“I have no drive. I just do it to get him off. It feels like a chore. I have to take a work call. I have no time for sex.”
These are just some of the many things clients tell me about their current sex life… or lack thereof. One of the recurring themes is that they have been in relationships or married for a long period of time, and lack the drive and desire for the sex they once knew and craved.
Children, careers and household chores are obvious contenders that take over once we start to have families, however this doesn't mean that your sex life has to take a back seat.
At a time when people should be settling in, relaxing, or thinking about intimacy with their significant other, they’re thinking about their boss, colleagues, deadlines, reports, customers, budgets, emails and what they need to do the next day – all of which are entirely incompatible with sex.
For many of these people, their marriages work out fine, but they feel unfulfilled in the bedroom and are afraid to say anything or make changes. For others, they say something but don’t know what to do about it. A sexless relationship will at best feel unfulfilling to most people and could lead to more problems, both emotionally and mentally like lack of sleep and anxiety.

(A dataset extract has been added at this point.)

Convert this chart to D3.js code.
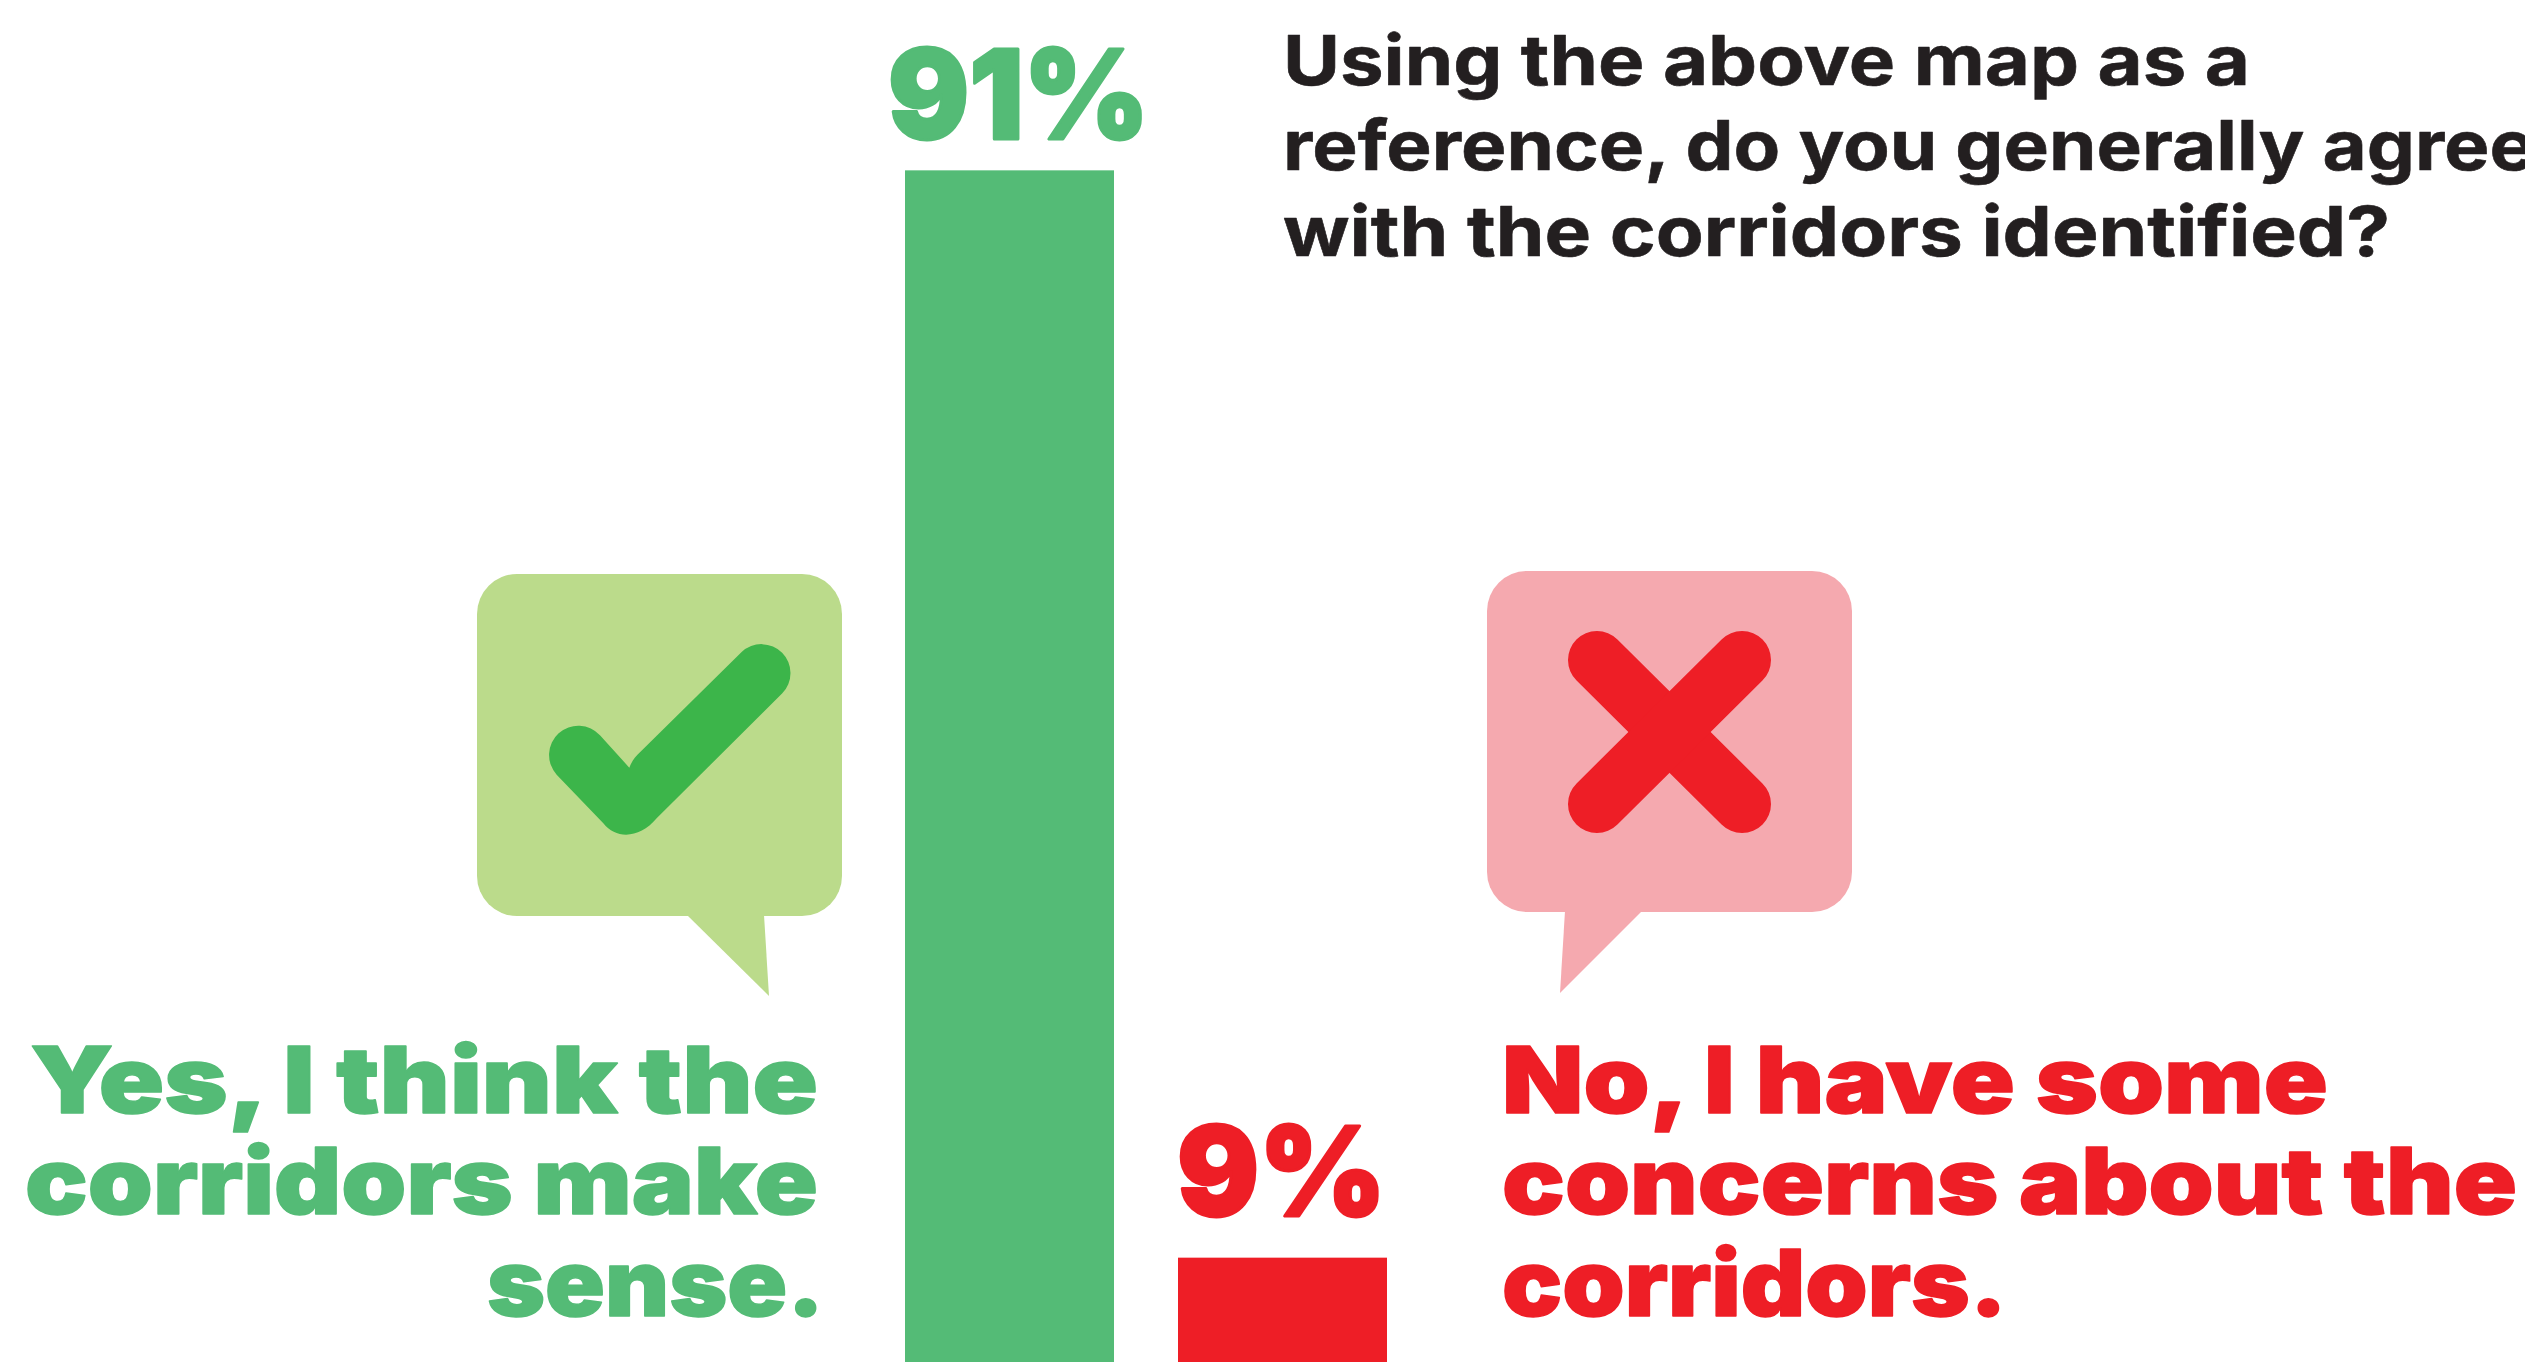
<!DOCTYPE html>
<html>
<head>
<meta charset="utf-8">
<script src="https://cdn.jsdelivr.net/npm/d3@7"></script>
<style>
  html, body { margin: 0; padding: 0; background: #fff; overflow: hidden; }
  svg { display: block; }
</style>
</head>
<body>
<script>
// Survey results
const categories = ["Yes", "No"];
const shares = [91, 9];
const shareLabels = ["91%", "9%"];
const question = ["Using the above map as a", "reference, do you generally agree", "with the corridors identified?"];
const yesLabel = ["Yes, I think the", "corridors make", "sense."];
const noLabel = ["No, I have some", "concerns about the", "corridors."];

const W = 2525, H = 1362;
const GREEN = "#54BB76", RED = "#EE1E26", INK = "#231F20";

const svg = d3.select("body").append("svg").attr("width", W).attr("height", H);

// The bars sit on a baseline just below the visible area
const y = d3.scaleLinear().domain([0, 100]).range([1377, 51]);
const x = d3.scaleBand().domain(categories).range([873, 1419]).paddingInner(64 / 273).paddingOuter(32 / 273);
const colour = d3.scaleOrdinal().domain(categories).range([GREEN, RED]);

svg.selectAll("rect.bar").data(categories).join("rect")
  .attr("class", "bar")
  .attr("x", d => x(d))
  .attr("width", x.bandwidth())
  .attr("y", (d, i) => y(shares[i]))
  .attr("height", (d, i) => y(0) - y(shares[i]))
  .attr("fill", d => colour(d));

// Fit a line of text between two x positions, optionally thickened with a stroke
function fitted(g, s, x0, x1, base, size, weight, fill, thicken) {
  g.append("text")
    .attr("x", x0).attr("y", base)
    .attr("textLength", x1 - x0).attr("lengthAdjust", "spacingAndGlyphs")
    .attr("font-family", "Inter, sans-serif")
    .attr("font-size", size).attr("font-weight", weight)
    .attr("fill", fill)
    .attr("stroke", thicken ? fill : "none")
    .attr("stroke-width", thicken || 0)
    .attr("stroke-linejoin", "round")
    .text(s);
}

const labels = svg.append("g");
fitted(labels, shareLabels[0], 888, 1149, 139, 124, 900, GREEN, 3);
fitted(labels, shareLabels[1], 1177, 1386, 1216, 124, 900, RED, 3);

const qBase = [85, 170, 256], qEnd = [2250, 2535, 2390];
question.forEach((s, i) => fitted(labels, s, 1283, qEnd[i], qBase[i], 69, 700, INK, 0.6));

const lBase = [1113, 1214, 1316];
const yesStart = [30, 25, 487], yesEnd = [818, 818, 824], noEnd = [2328, 2517, 2007];
yesLabel.forEach((s, i) => fitted(labels, s, yesStart[i], yesEnd[i], lBase[i], 92, 900, GREEN, 1.5));
noLabel.forEach((s, i) => fitted(labels, s, 1502, noEnd[i], lBase[i], 92, 900, RED, 1.5));

// Speech bubbles with their tails
function bubble(x0, y0, w, h, tail, fill) {
  const g = svg.append("g");
  g.append("rect").attr("x", x0).attr("y", y0).attr("width", w).attr("height", h).attr("rx", 40).attr("fill", fill);
  g.append("path").attr("d", d3.line()(tail)).attr("fill", fill);
}
bubble(477, 574, 365, 342, [[687, 915], [769, 996], [764, 915]], "#BBDB8B");
bubble(1487, 571, 365, 341, [[1565, 911], [1560, 993], [1642, 911]], "#F5A9AF");

// Tick mark outline, with its small notch at the inner corner
svg.append("path")
  .attr("transform", "translate(440,540) scale(0.3333)")
  .attr("fill", "#3CB54A")
  .attr("d", "M568 683C575 665 585 650 600 637L905 336A87 87 0 0 1 1027 460L650 835C600 895 530 900 490 850L350 704A85 85 0 0 1 480 586Z");

// Cross drawn as two thick round-capped strokes
const stroke = (d, c) => svg.append("path").attr("d", d3.line()(d))
  .attr("fill", "none").attr("stroke", c).attr("stroke-width", 58)
  .attr("stroke-linecap", "round");
stroke([[1597, 660], [1742, 804]], RED);
stroke([[1742, 660], [1597, 804]], RED);
</script>
</body>
</html>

Here are some tips you could use to reignite your sex life:
Many couples remain silent about their dissatisfaction in the bedroom. They’re afraid to address it because they fear they might hurt the other person or it might lead to a break up or divorce. Change the way you think about the issue and see talking as the first step towards improvement rather than as nagging or complaining.
When addressing the issue with your partner keep it positive. For example you might say, “I was thinking about how good it feels when you give me a massage”, rather than saying, “you never massage me anymore.” Stating things in a positive way will bring your partner (at least mentally) to that time or activity that was exciting for you, and it will provide positive reinforcement with them and increase the likelihood of the behavior or activity happening again.
Look At Your Lifestyle
So often sex gets pushed way down on peoples’ list of priorities. For many, running errands and buying groceries are actually given more importance than having sex with their partner. The same is true with work obligations. Learn how to step away from work and shut it off by a certain time every day. Take a good hard look at how your prioritize you and your partner's physical needs. If it is low on the list then move it up a few notches and make time for it – plan it if you need to, but by all means, do it!
Wear Many Hats
Many people have a hard time juggling being both a parent and a lover. They have trouble seeing their significant other as the father or mother of their child as well as a sexual person. Know that your lover wears many hats – she might be mother to your child, executive in the boardroom, and a passionate lover in the bedroom. Accept this notion and be comfortable seeing your partner as the person who you once couldn't keep your hands off!
Make Small Changes
Think about things that you can do to feel better about yourself. The better you feel about yourself, the more confident and comfortable in your skin you will be. Have you been ditching your work outs? Hitting the gym will restore a sense of confidence in yourself that can be quite appealing to your significant other.
Exercise will also make you feel stronger and boost endorphins that could kick start an otherwise stagnant sex drive. Caring more about your body and even your appearance can have a big impact on how your partner reacts to you in the bedroom, so spend some time on making changes in this department!
Mix It Up
Over time, couples often feel their sex life is boring, unimaginative, and simply predictable. Try mixing it up with positions you’ve perhaps always wanted to try but were too shy to initiate.
Remember, if you’re feeling disconnected or unfulfilled, then chances are your partner is too. Keep this in mind – you and your significant other are a team. Think about how you might problem solve an issue at your office, and implement some of those same skills at home. Collaborate with him or her and find a way to trouble shoot together and bring the spice back to your sex life.
Remember, sex isn’t and shouldn’t be a chore – cleaning the bathroom is a chore, sex isn’t! Rather, it should be an act of love, fun, intimacy and affection, so go on and enjoy it.